I just wanted to be better than where I was at and switch careers. I was obsessed and am still obsessed, so why not give it a shot? I was definitely looking to get my jazz vocabulary and reading up as well as make my network larger, and that’s all happening. I do feel I’m on my way, but the more I learn, there’s more to learn. The ceiling always gets higher, ya dig?
What transcriptions or specific techniques are you learning at the moment?
I’m on holidays as of writing this so I’m in listening mode. New semester repertoire is getting rinsed. I’m still working on getting Bud Powell’s first two choruses of Parisian Thoroughfare up to speed. Wynton Kelly on This I Dig of You. Technique-wise I’m trying to practice minimal hand movement and being actively engaged in the “space” on some Kenny Werner thing. I am finding more joy in the music if I can detach from if what I’m playing is “good” or not. Playing unaccompanied right hand lines, trying to clearly hear the changes. It took me a long time to actually hear that and now I hear myself NOT doing it a lot.
What in your opinion is one of the best parts about the JMI Bachelor of Music in Jazz Performance course?
One of the best parts?
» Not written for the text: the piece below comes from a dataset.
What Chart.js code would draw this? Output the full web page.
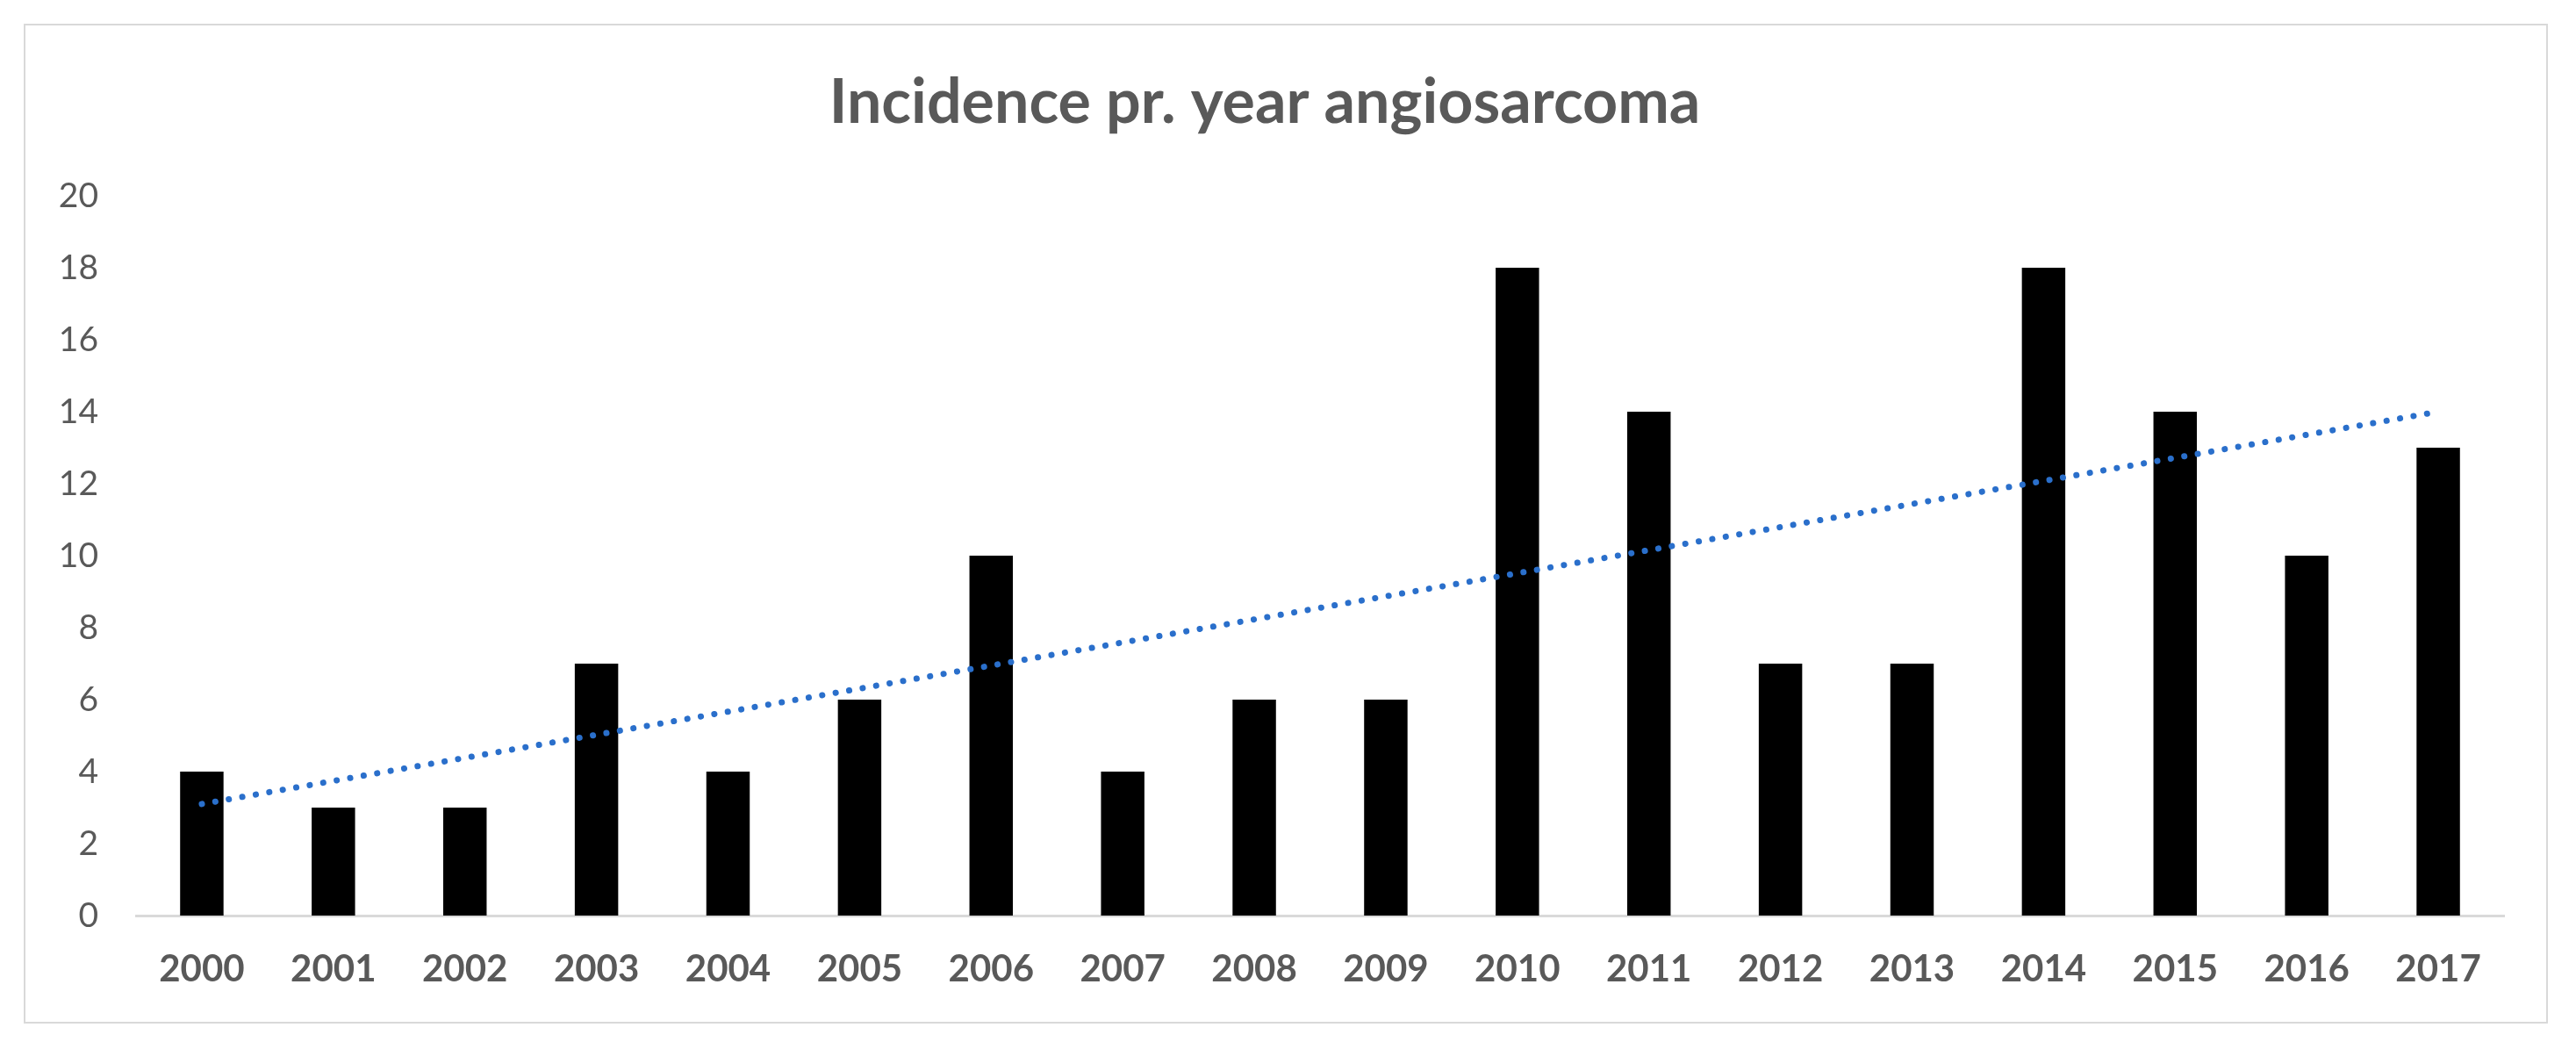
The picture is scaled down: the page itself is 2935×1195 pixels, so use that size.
<!DOCTYPE html>
<html>
<head>
<meta charset="utf-8">
<title>Incidence pr. year angiosarcoma</title>
<script src="https://cdn.jsdelivr.net/npm/chart.js@4/dist/chart.umd.min.js"></script>
<style>
  html, body { margin: 0; padding: 0; background: #fff; }
  #frame {
    position: absolute;
    left: 27px; top: 27px;
    width: 2872px; height: 1135px;
    border: 2px solid #d9d9d9;
  }
  #chart { display: block; }
</style>
</head>
<body>
<div id="frame"><canvas id="chart" width="2872" height="1135"></canvas></div>
<script>
  const years = ['2000', '2001', '2002', '2003', '2004', '2005', '2006', '2007', '2008',
                 '2009', '2010', '2011', '2012', '2013', '2014', '2015', '2016', '2017'];
  const incidence = [4, 3, 3, 7, 4, 6, 10, 4, 6, 6, 18, 14, 7, 7, 18, 14, 10, 13];
  // trend line: start at 2000, end at 2017
  const trendStart = 3.1;
  const trendEnd = 14.0;
  const yTicks = [0, 2, 4, 6, 8, 10, 12, 14, 16, 18, 20];

  const textGray = '#595959';
  const fontName = 'Lato, "Open Sans", sans-serif';

  const trend = years.map((y, i) => {
    if (i === 0) return trendStart;
    if (i === years.length - 1) return trendEnd;
    return null;
  });

  const ctx = document.getElementById('chart').getContext('2d');
  new Chart(ctx, {
    data: {
      labels: years,
      datasets: [
        {
          type: 'line',
          label: 'Trend',
          data: trend,
          spanGaps: true,
          borderColor: '#2a6fcb',
          borderWidth: 7,
          borderDash: [0.1, 15.5],
          borderCapStyle: 'round',
          pointRadius: 0,
          fill: false,
          order: 0
        },
        {
          type: 'bar',
          label: 'Incidence',
          data: incidence,
          backgroundColor: '#000000',
          categoryPercentage: 1,
          barPercentage: 0.33,
          order: 1
        }
      ]
    },
    options: {
      responsive: false,
      animation: false,
      layout: { padding: { left: 0, right: 48, top: 0, bottom: 0 } },
      plugins: {
        legend: { display: false },
        tooltip: { enabled: false },
        title: {
          display: true,
          text: 'Incidence pr. year angiosarcoma',
          color: textGray,
          font: { family: fontName, size: 70, weight: 'bold' },
          padding: { top: 46, bottom: 64 }
        }
      },
      scales: {
        x: {
          grid: { display: false, drawTicks: false },
          border: { display: true, color: '#d9d9d9', width: 3 },
          ticks: {
            color: textGray,
            font: { family: fontName, size: 42, weight: 'bold' },
            padding: 36,
            maxRotation: 0,
            autoSkip: false
          },
          afterFit: scale => { scale.height = 121; }
        },
        y: {
          min: 0,
          max: 20,
          grid: { display: false, drawTicks: false },
          border: { display: false },
          afterBuildTicks: scale => { scale.ticks = yTicks.map(v => ({ value: v })); },
          ticks: {
            color: textGray,
            font: { family: fontName, size: 39 },
            padding: 43
          },
          afterFit: scale => { scale.width = 126; }
        }
      }
    }
  });
</script>
</body>
</html>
Paula Girvan! I could name every member of staff as the ONE of the best. Dan is such a good teacher, Dr. Rob is a great teacher. Graeme Norris is a certified G!
The teachers are truly remarkable players and people. The course itself is challenging as it comes. It will make you constantly reassess your approaches to listening, playing and analysis of all musical concepts — overall it’s really rewarding.
Any favourite jazz artists?
The new cats in the straight ahead like Emmet Cohen are straight fire. I like Henry Wu, Yussef Dayes, Alfa Mist, Tom Misch, Moonchild too. Bill Evans got me in, but Red Garland and Bud Powell are my new favourites. Duke Ellington could really play piano too, compositions and band leading aside, he’s legit a monster.
What is your favourite part about JMI in general? What makes it unique or stand out to you?
Favourite part is the supportive undertones. Nobody at JMI is overly braggadocious, nor is that attitude welcomed. People are there to help, support, and bring you to new understandings and bring everyone along too. There are some serious talents regularly visiting, in the staff and the student body. I’ve found it to be very good in that regard.
Would you recommend JMI as a place to study for future students, and why?
Definitely. It provides the space for development so well. It’s very hard but also very doable, and delivered in a way that builds on the previous learnings in such a cool way. It gives you a professional mindset and sets you up to also be proper in your business self too.
On August 14th, I am playing a little gig with Ambrose, Casey & Bodhi Towers at The End, West End! We will be playing live improvised house and electronica.
I also perform regularly for local singers such as Rosa Mack & Tyra, as well as perform in improvisation group, Accomplice Collective.